The fire department’s report on the Aug. 23 fire at 8 Buena Way lists “flame/torch used for lighting” as the heat source for the fire. But Smith said that’s because the electronic report form does not give an option for sparks, heat or flame from an unknown source.
A city employee was using paint thinner to clean the self-propelled paint sprayer around 2:40 p.m. when the fumes from the thinner he was using somehow ignited. The walk-behind sprayer was used for painting crosswalks and other street markings, Smith said.
“It should have been cleaned outside, in a well-ventilated area, but it wasn’t” Smith said.
The employee unsuccessfully used a fire extinguisher to fight the fire.
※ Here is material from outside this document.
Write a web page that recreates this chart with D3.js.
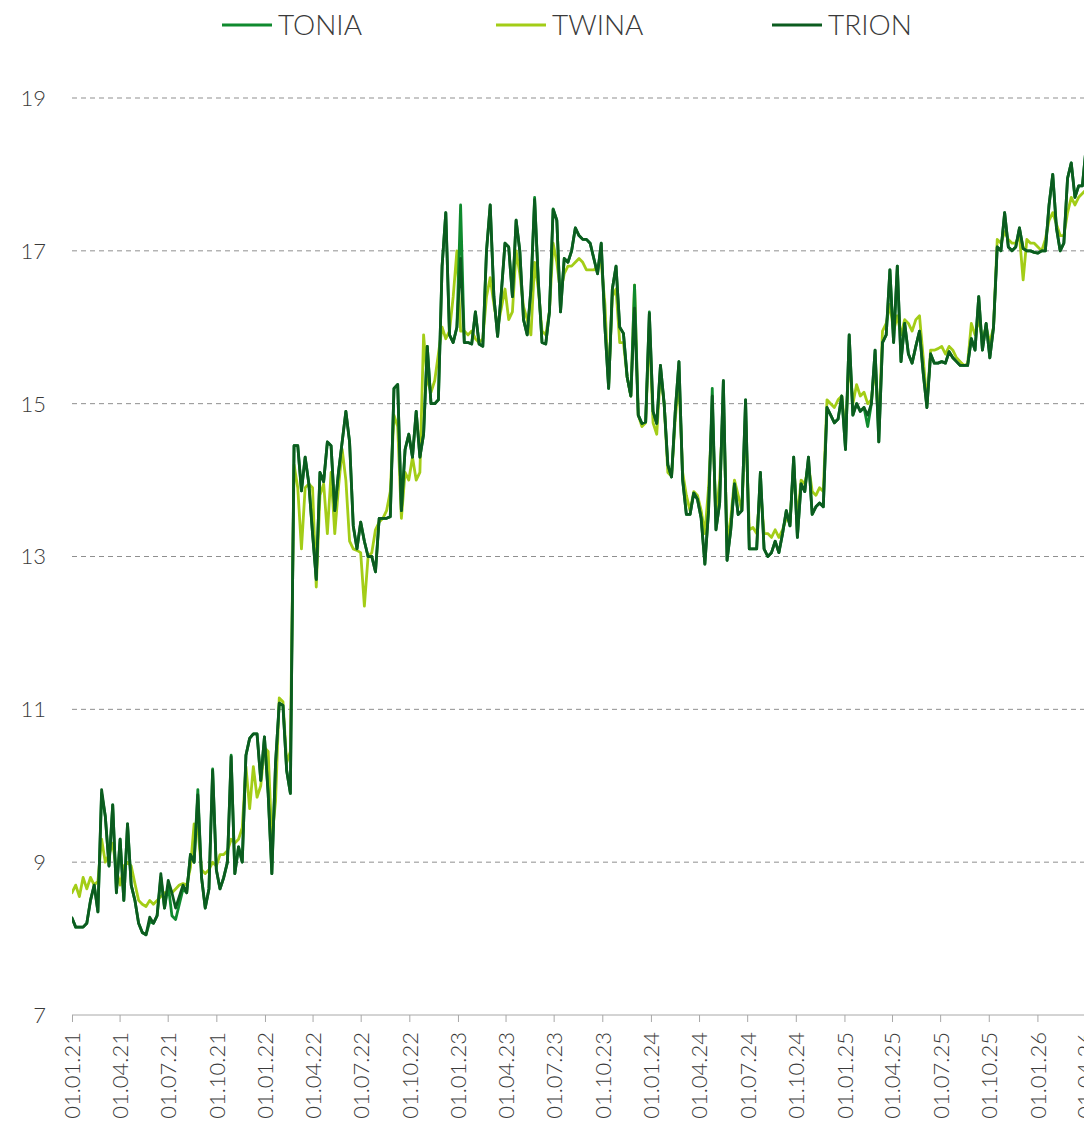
<!DOCTYPE html>
<html>
<head>
<meta charset="utf-8">
<script src="https://cdn.jsdelivr.net/npm/d3@7"></script>
<style>
  body { margin: 0; background: #fff; }
  svg text { font-family: "Lato Light", Lato, "Open Sans", sans-serif; font-weight: 300; fill: #3a3a3a; }
</style>
</head>
<body>
<svg id="chart" width="1084" height="1122"></svg>
<script>
// Weekly observations starting 01.01.2021
const startDate = "2021-01-01";
const stepDays = 7;

const seriesNames = ["TONIA", "TWINA", "TRION"];

const tonia = [
  8.27, 8.15, 8.15, 8.15, 8.2, 8.5, 8.7, 8.35, 9.9, 9.6, 8.95, 9.75, 8.6,
  9.3, 8.5, 9.5, 8.7, 8.5, 8.2, 8.08, 8.05, 8.22, 8.2, 8.3, 8.8, 8.4,
  8.7, 8.3, 8.25, 8.45, 8.65, 8.6, 9.1, 9.0, 9.95, 8.8, 8.4, 8.65, 10.22,
  8.9, 8.65, 8.8, 9.0, 10.4, 8.85, 9.2, 9.0, 10.4, 10.62, 10.68, 10.68, 10.07,
  10.64, 9.9, 8.85, 10.3, 11.08, 11.05, 10.2, 9.9, 14.45, 14.45, 13.86, 14.3, 13.95,
  13.3, 12.7, 14.1, 13.98, 14.5, 14.45, 13.6, 14.1, 14.5, 14.9, 14.5, 13.4, 13.1,
  13.45, 13.2, 13.0, 13.0, 12.8, 13.5, 13.5, 13.5, 13.52, 15.2, 15.25, 13.6, 14.4,
  14.6, 14.3, 14.9, 14.3, 14.6, 15.75, 15.0, 15.0, 15.05, 16.8, 17.5, 15.9, 15.8,
  16.0, 17.6, 15.8, 15.8, 15.78, 16.2, 15.78, 15.75, 17.0, 17.6, 16.4, 15.88, 16.45,
  17.1, 17.05, 16.4, 17.4, 17.0, 16.1, 15.9, 16.5, 17.7, 16.6, 15.8, 15.78, 16.2,
  17.55, 17.4, 16.2, 16.9, 16.85, 17.0, 17.3, 17.2, 17.15, 17.15, 17.1, 16.9, 16.7,
  17.1, 16.0, 15.2, 16.5, 16.8, 16.0, 15.92, 15.35, 15.1, 16.55, 14.85, 14.74, 14.76,
  16.2, 14.9, 14.74, 15.5, 15.0, 14.2, 14.04, 14.9, 15.55, 14.0, 13.55, 13.55, 13.83,
  13.75, 13.5, 12.9, 13.6, 15.2, 13.35, 13.7, 15.3, 12.95, 13.35, 13.95, 13.55, 13.6,
  15.05, 13.1, 13.1, 13.1, 14.1, 13.1, 13.0, 13.05, 13.2, 13.05, 13.3, 13.6, 13.4,
  14.3, 13.25, 13.95, 13.85, 14.3, 13.55, 13.65, 13.7, 13.65, 14.95, 14.85, 14.75, 14.8,
  15.1, 14.4, 15.9, 14.85, 15.0, 14.9, 14.95, 14.7, 15.0, 15.7, 14.5, 15.8, 15.9,
  16.75, 15.8, 16.8, 15.55, 16.05, 15.65, 15.53, 15.75, 15.95, 15.4, 14.95, 15.65, 15.53,
  15.53, 15.55, 15.53, 15.68, 15.6, 15.55, 15.5, 15.5, 15.5, 15.85, 15.7, 16.4, 15.7,
  16.05, 15.6, 16.0, 17.05, 17.0, 17.5, 17.05, 17.0, 17.05, 17.3, 17.03, 17.0, 17.0,
  16.98, 16.97, 17.0, 17.0, 17.6, 18.0, 17.3, 17.0, 17.1, 17.95, 18.15, 17.7, 17.85,
  17.85, 18.35
];

const twina = [
  8.6, 8.7, 8.55, 8.8, 8.65, 8.8, 8.7, 8.75, 9.3, 9.0, 9.1, 9.25, 8.9,
  8.7, 8.95, 9.0, 8.95, 8.72, 8.5, 8.45, 8.42, 8.5, 8.45, 8.5, 8.55, 8.6,
  8.6, 8.6, 8.65, 8.7, 8.72, 8.7, 8.93, 9.5, 9.45, 8.9, 8.85, 8.9, 9.0,
  8.95, 9.1, 9.1, 9.15, 9.3, 9.25, 9.3, 9.45, 10.25, 9.7, 10.25, 9.85, 10.0,
  10.5, 10.45, 9.3, 9.8, 11.15, 11.1, 10.3, 10.45, 14.2, 13.9, 13.1, 13.9, 13.95,
  13.9, 12.6, 13.8, 13.95, 13.3, 14.1, 13.3, 13.9, 14.4, 14.0, 13.2, 13.1, 13.08,
  13.05, 12.35, 13.0, 13.05, 13.35, 13.45, 13.5, 13.6, 13.85, 14.85, 14.7, 13.5, 14.1,
  14.0, 14.3, 14.0, 14.1, 15.9, 15.3, 15.15, 15.3, 15.65, 16.0, 15.85, 15.95, 16.4,
  17.0, 15.95, 15.95, 15.9, 15.95, 15.85, 15.8, 15.85, 16.4, 16.65, 16.3, 16.0, 16.25,
  16.5, 16.1, 16.2, 17.0, 16.7, 16.27, 16.1, 15.9, 16.85, 16.5, 15.95, 15.9, 16.2,
  17.1, 16.85, 16.45, 16.7, 16.8, 16.8, 16.85, 16.9, 16.85, 16.75, 16.75, 16.75, 16.8,
  16.85, 16.3, 15.25, 16.4, 16.5, 15.8, 15.8, 15.35, 15.1, 16.55, 14.85, 14.7, 14.75,
  16.0, 14.75, 14.6, 15.4, 15.0, 14.1, 14.05, 14.8, 15.3, 14.1, 13.8, 13.6, 13.85,
  13.8, 13.6, 13.3, 13.9, 14.9, 13.5, 14.0, 15.0, 13.2, 13.5, 14.0, 13.8, 13.6,
  14.8, 13.35, 13.38, 13.3, 13.9, 13.3, 13.3, 13.25, 13.35, 13.25, 13.35, 13.5, 13.45,
  14.2, 13.5, 14.0, 13.95, 14.2, 13.85, 13.8, 13.9, 13.85, 15.05, 15.0, 14.95, 15.05,
  15.1, 14.6, 15.6, 15.0, 15.25, 15.1, 15.15, 15.0, 15.05, 15.5, 14.7, 15.95, 16.05,
  16.3, 15.95, 16.15, 15.9, 16.1, 16.05, 15.95, 16.1, 16.15, 15.6, 15.0, 15.7, 15.7,
  15.72, 15.75, 15.65, 15.75, 15.7, 15.6, 15.55, 15.5, 15.52, 16.05, 15.9, 16.1, 15.85,
  16.0, 15.8, 16.0, 17.15, 17.1, 17.25, 17.15, 17.1, 17.1, 17.2, 16.62, 17.15, 17.1,
  17.1, 17.05, 17.0, 17.15, 17.4, 17.5, 17.35, 17.2, 17.2, 17.5, 17.7, 17.6, 17.7,
  17.75, 17.8
];

const trion = [
  8.27, 8.15, 8.15, 8.15, 8.2, 8.5, 8.7, 8.35, 9.95, 9.6, 8.95, 9.75, 8.6,
  9.3, 8.5, 9.5, 8.7, 8.5, 8.2, 8.08, 8.05, 8.28, 8.2, 8.3, 8.85, 8.4,
  8.76, 8.6, 8.4, 8.55, 8.7, 8.6, 9.1, 9.0, 9.88, 8.8, 8.4, 8.65, 10.2,
  8.9, 8.65, 8.8, 9.0, 10.38, 8.85, 9.2, 9.0, 10.4, 10.62, 10.68, 10.68, 10.07,
  10.64, 9.9, 8.85, 10.3, 11.08, 11.05, 10.2, 9.9, 14.45, 14.45, 13.86, 14.3, 13.95,
  13.3, 12.7, 14.1, 13.98, 14.5, 14.45, 13.6, 14.1, 14.5, 14.9, 14.5, 13.4, 13.1,
  13.45, 13.2, 13.0, 13.0, 12.8, 13.5, 13.5, 13.5, 13.52, 15.2, 15.25, 13.6, 14.4,
  14.6, 14.3, 14.9, 14.3, 14.6, 15.75, 15.0, 15.0, 15.05, 16.8, 17.5, 15.9, 15.8,
  16.0, 16.9, 15.8, 15.8, 15.78, 16.2, 15.78, 15.75, 17.0, 17.6, 16.4, 15.88, 16.45,
  17.1, 17.05, 16.4, 17.4, 17.0, 16.1, 15.9, 16.5, 17.67, 16.6, 15.8, 15.78, 16.2,
  17.54, 17.4, 16.2, 16.9, 16.85, 17.0, 17.3, 17.2, 17.15, 17.15, 17.1, 16.9, 16.7,
  17.1, 16.0, 15.2, 16.5, 16.8, 16.0, 15.92, 15.35, 15.1, 16.25, 14.85, 14.74, 14.76,
  16.18, 14.9, 14.74, 15.5, 15.0, 14.2, 14.04, 14.9, 15.55, 14.0, 13.55, 13.55, 13.83,
  13.75, 13.5, 12.9, 13.6, 15.1, 13.35, 13.7, 15.3, 12.95, 13.35, 13.95, 13.55, 13.6,
  15.05, 13.1, 13.1, 13.1, 14.1, 13.1, 13.0, 13.05, 13.2, 13.05, 13.3, 13.6, 13.4,
  14.3, 13.25, 13.95, 13.85, 14.3, 13.55, 13.65, 13.7, 13.65, 14.95, 14.85, 14.75, 14.8,
  15.1, 14.4, 15.9, 14.85, 15.0, 14.9, 14.95, 14.85, 15.0, 15.7, 14.5, 15.8, 15.9,
  16.75, 15.8, 16.8, 15.55, 16.05, 15.65, 15.53, 15.75, 15.95, 15.4, 14.95, 15.65, 15.53,
  15.53, 15.55, 15.53, 15.68, 15.6, 15.55, 15.5, 15.5, 15.5, 15.85, 15.7, 16.4, 15.7,
  16.05, 15.6, 16.0, 17.05, 17.0, 17.5, 17.05, 17.0, 17.05, 17.3, 17.03, 17.0, 17.0,
  16.98, 16.97, 17.0, 17.0, 17.6, 18.0, 17.3, 17.0, 17.1, 17.95, 18.15, 17.7, 17.85,
  17.85, 18.35
];

const yTicks = [7, 9, 11, 13, 15, 17, 19];
const xTickLabels = [
  "01.01.21", "01.04.21", "01.07.21", "01.10.21",
  "01.01.22", "01.04.22", "01.07.22", "01.10.22",
  "01.01.23", "01.04.23", "01.07.23", "01.10.23",
  "01.01.24", "01.04.24", "01.07.24", "01.10.24",
  "01.01.25", "01.04.25", "01.07.25", "01.10.25",
  "01.01.26", "01.04.26"
];

// ---- layout ----
const W = 1084, H = 1122;
const plot = { left: 72, right: 1085, top: 98, bottom: 1015 };
const colors = { TONIA: "#0f8a2e", TWINA: "#a3cd17", TRION: "#0b5c1f" };

const svg = d3.select("#chart");
const parseTick = d3.timeParse("%d.%m.%y");
const start = d3.timeParse("%Y-%m-%d")(startDate);

const x = d3.scaleTime()
  .domain([parseTick(xTickLabels[0]), parseTick(xTickLabels[xTickLabels.length - 1])])
  .range([plot.left, plot.right]);
const y = d3.scaleLinear().domain([7, 19]).range([plot.bottom, plot.top]);

// gridlines
svg.append("g")
  .selectAll("line")
  .data(yTicks.filter(v => v > 7))
  .join("line")
  .attr("x1", plot.left).attr("x2", W)
  .attr("y1", d => y(d)).attr("y2", d => y(d))
  .attr("stroke", "#8f8f8f")
  .attr("stroke-width", 1)
  .attr("stroke-dasharray", "5,4");

// y labels
svg.append("g")
  .selectAll("text")
  .data(yTicks)
  .join("text")
  .attr("x", 46)
  .attr("y", d => y(d))
  .attr("dy", "0.36em")
  .attr("text-anchor", "end")
  .style("font-size", "22px")
  .text(d => d);

// x axis
const xAxis = d3.axisBottom(x)
  .tickValues(xTickLabels.map(parseTick))
  .tickFormat(d3.timeFormat("%d.%m.%y"))
  .tickSize(7)
  .tickSizeOuter(0);

const gx = svg.append("g")
  .attr("transform", `translate(0,${plot.bottom})`)
  .call(xAxis);
gx.select(".domain").attr("stroke", "#a8a8a8").attr("d", `M${plot.left},0H${W}`);
gx.selectAll(".tick line").attr("stroke", "#a8a8a8");
gx.selectAll(".tick text")
  .attr("transform", "rotate(-90)")
  .attr("x", -17)
  .attr("y", 0)
  .attr("dy", "0.36em")
  .attr("text-anchor", "end")
  .style("font-size", "22px")
  .style("font-family", "'Lato Light', Lato, 'Open Sans', sans-serif")
  .style("font-weight", 300)
  .attr("fill", "#3a3a3a");

// series lines
svg.append("defs").append("clipPath").attr("id", "plotClip")
  .append("rect")
  .attr("x", plot.left).attr("y", 0)
  .attr("width", W - plot.left).attr("height", plot.bottom);

const dateAt = i => d3.timeDay.offset(start, i * stepDays);
const line = d3.line()
  .x((d, i) => x(dateAt(i)))
  .y(d => y(d))
  .curve(d3.curveLinear);

const seriesData = { TONIA: tonia, TWINA: twina, TRION: trion };
const drawOrder = ["TWINA", "TONIA", "TRION"];

svg.append("g")
  .attr("clip-path", "url(#plotClip)")
  .selectAll("path")
  .data(drawOrder)
  .join("path")
  .attr("d", k => line(seriesData[k]))
  .attr("fill", "none")
  .attr("stroke", k => colors[k])
  .attr("stroke-width", 2.8)
  .attr("stroke-linejoin", "round")
  .attr("stroke-linecap", "round");

// legend
const legendX = [222, 496, 772];
const legend = svg.append("g")
  .selectAll("g")
  .data(seriesNames)
  .join("g")
  .attr("transform", (d, i) => `translate(${legendX[i]},25)`);
legend.append("line")
  .attr("x1", 0).attr("x2", 50)
  .attr("stroke", d => colors[d])
  .attr("stroke-width", 3);
legend.append("text")
  .attr("x", 56)
  .attr("dy", "0.36em")
  .style("font-size", "28px")
  .text(d => d);
</script>
</body>
</html>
The building, parts of which were built in 1904, was totally destroyed, along with five city vehicles and two employee’s vehicles parked next to the building.
Smith said earlier that the building’s lack of fire sprinklers contributed to the fire’s spreading quickly. The building was exempt from building code requirements to have a fire suppression system in place because of its age.
Smith said the sprayer was totally destroyed in the fire, leaving no clue as to whether it had a chain on it to ground it from static electricity.
Damage costs are estimated to be about $2.4 million, counting both the building, equipment and vehicles lost in the fire.